Perhaps, the strong attention to rights, services and peace and order and public safety came from the nature of the participants as frontline responders in their respective barangays. The roundtable participants had been part of the community dialogues also carried out by UnYPhil-Women and GIZ-CPS. But the roundtable was a venue dedicated to conversations among the elected barangay officials.

The lead discussants from the BTC and the MILF responded as best they could, given time limitations to the clarifications sought and sentiments offered by the participants. That the BTC could only provide the fundamentals and that the details would have to be worked out in the future by the Bangsamoro parliament had to be reiterated a few times. The lead discussants also took the high road by not fueling speculation, and by directly quoting from the BBL text.

Nevertheless, it would be more helpful if future similar information efforts would not only provide information about the BBL contents, but also do so in a manner that directly speaks to the concerns of the participants.

Specifically, barangay officials would likely be interested not just in the general provisions in the BBL about local governments, but more importantly on how they would impact on barangays and barangay local governments.

For instance, barangay governments currently have responsibilities with respect to VAWC and women’s rights, and peace and order and public safety that could serve as more concrete entry points for discussing the BBL with them.

Beyond the questions raised, the different sentiments aired in that roundtable about the BBL could be captured in four “voices”. One voice thought that many of the provisions in the BBL had already been provided for the Philippine Constitution and other laws. Another voice held that the BBL had already been decided on -- “niluto na” -- even before being subjected to consultations, and that it had sections that contradicted the laws of the country. The third voice established itself to be allied with the MILF and asked the front “hanggang dito na lang ba tayo?” The fourth voice expressed the sentiment that the BBL is responsive to the aspirations of the Bangsamoro people, and promised a resounding yes to the plebiscite and a warm welcome to the Bangsamoro government.

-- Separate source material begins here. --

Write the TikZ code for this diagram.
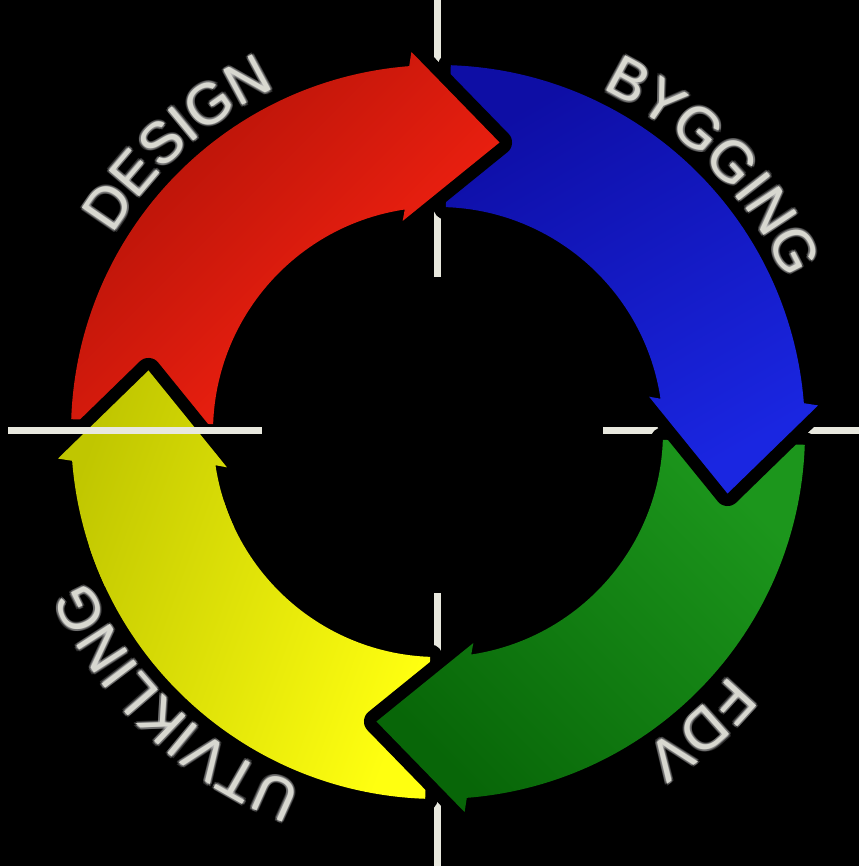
\documentclass[tikz,border=0pt]{standalone}
\usepackage{fontspec}
\newfontfamily\labelfont{Liberation Sans}
\usetikzlibrary{decorations.text}

\definecolor{redA}{RGB}{176,18,8}
\definecolor{redB}{RGB}{255,36,18}
\definecolor{blueA}{RGB}{14,14,165}
\definecolor{blueB}{RGB}{26,38,225}
\definecolor{greenA}{RGB}{28,150,28}
\definecolor{greenB}{RGB}{8,102,8}
\definecolor{yellowA}{RGB}{192,198,0}
\definecolor{yellowB}{RGB}{255,255,16}
\definecolor{crossline}{RGB}{232,232,222}
\definecolor{labelgray}{RGB}{216,216,208}

\newcommand{\labelfmt}{\labelfont\fontsize{33}{33}\selectfont\color{labelgray}}
\newcommand{\glowfmt}{\labelfont\fontsize{33}{33}\selectfont\color{white}}

\tikzset{
  ringarrow/.style={insert path={({#1+88}:367) arc[start angle={#1+88}, end angle={#1+4.5}, radius=367]
      -- ({#1+4}:381) -- ({#1-12}:296) -- ({#1+9.5}:214) -- ({#1+8.5}:225)
      arc[start angle={#1+8.5}, end angle={#1+88}, radius=225] -- cycle}},
  halo/.style={draw=black, line width=0.5cm, line join=round},
  crossbar/.style={draw=crossline, line width=0.14cm},
  ringlabel/.style n args={3}{decorate,
      decoration={text along path, text={|#3|#2}, text align=center},
      insert path={({#1+70}:380) arc[start angle={#1+70}, end angle={#1-70}, radius=380]}}
}

\begin{document}
\begin{tikzpicture}[x=0.02cm, y=0.02cm]
    \fill[black] (0,0) rectangle (859,866);
    \useasboundingbox (0,0) rectangle (859,866);

    \coordinate (c) at (438,434);
    \coordinate (top) at (437.5,866);
    \coordinate (topend) at (437.5,589);
    \coordinate (bottom) at (437.5,0);
    \coordinate (bottomend) at (437.5,273);
    \coordinate (left) at (8,435);
    \coordinate (leftend) at (262,435);
    \coordinate (right) at (859,435);
    \coordinate (rightend) at (603,435);

    \draw[crossbar] (top) -- (topend);
    \draw[crossbar] (bottom) -- (bottomend);
    \draw[crossbar] (right) -- (rightend);

    \begin{scope}[shift={(c)}]
        \foreach \q/\ca/\cb/\ang in {180/yellowA/yellowB/70, -90/greenA/greenB/-45,
                                     0/blueA/blueB/30, 90/redA/redB/45}
            \path[preaction={halo}, top color=\ca, bottom color=\cb, shading angle=\ang, ringarrow=\q];
        % yellow head again, over the red tail
        \begin{scope}
            \clip (0,0) -- (150:460) arc[start angle=150, end angle=198, radius=460] -- cycle;
            \path[halo, ringarrow=180];
        \end{scope}
        \begin{scope}
            \clip (0,0) -- (150:460) arc[start angle=150, end angle=205, radius=460] -- cycle;
            \path[top color=yellowA, bottom color=yellowB, shading angle=70, ringarrow=180];
        \end{scope}
    \end{scope}

    \draw[crossbar] (left) -- (leftend);

    \begin{scope}[shift={(c)}]
        % soft glow round the letters
        \foreach \dx/\dy in {2/0,-2/0,0/2,0/-2,1.5/1.5,-1.5/1.5,1.5/-1.5,-1.5/-1.5} {
            \begin{scope}[shift={(\dx,\dy)}, opacity=0.18]
                \path[ringlabel={132}{DESIGN}{\glowfmt}];
                \path[ringlabel={44}{BYGGING}{\glowfmt}];
                \path[ringlabel={-48.5}{FDV}{\glowfmt}];
                \path[ringlabel={226}{UTVIKLING}{\glowfmt}];
            \end{scope}
        }
        \path[ringlabel={132}{DESIGN}{\labelfmt}];
        \path[ringlabel={44}{BYGGING}{\labelfmt}];
        \path[ringlabel={-48.5}{FDV}{\labelfmt}];
        \path[ringlabel={226}{UTVIKLING}{\labelfmt}];
    \end{scope}
\end{tikzpicture}
\end{document}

Each locality is distinct, even if it shares commonalities with others of a comparable nature. The politics of place of Cotabato City is interesting to observe even if it is usually grouped with Isabela in Basilan -- the other city included in the proposed core territory of the Bangsamoro. (It can be recalled that Isabela also rejected inclusion in Armm in the past; it has a sizeable Christian population, and is host to substantial economic transactions in that locale.) Though it has been hosting the offices of the Armm regional government and the mechanisms that preceded it, Cotabato City is not part of Armm, having declined being made part of the region in a previous plebiscite. The roundtable participants were composed of Muslims, as well as Christians; and any observer could see that there were women leaders along with men. As evinced by the questions, a few participants obviously had a degree of familiarity (and perhaps affinity) with the history of the Bangsamoro struggle that concerned the Moro National Liberation Front (MNLF) and the 1996 Final Peace Agreement that it had with government. And based on their open declarations during the roundtable, at least two of Cotabato’s barangay leaders have connections with MILF armed elements.

Notwithstanding the diverse composition, politics and standpoints of the Cotabato City barangay officials, I think Commissioner Froilyn Mendoza’s message that “it is up to us” resonated with everyone. But it is a message that would be more powerful if addressed to people who are informed well enough that they can meaningfully and adequately participate in interrogating and imagining the Bangsamoro.

This underscores the need for more candid conversations about the BBL involving different groups and sectors at varying levels and spaces. The ongoing deliberations in the Philippine Congress and the lead-up to the plebiscite constitute a window of opportunity that we should not miss.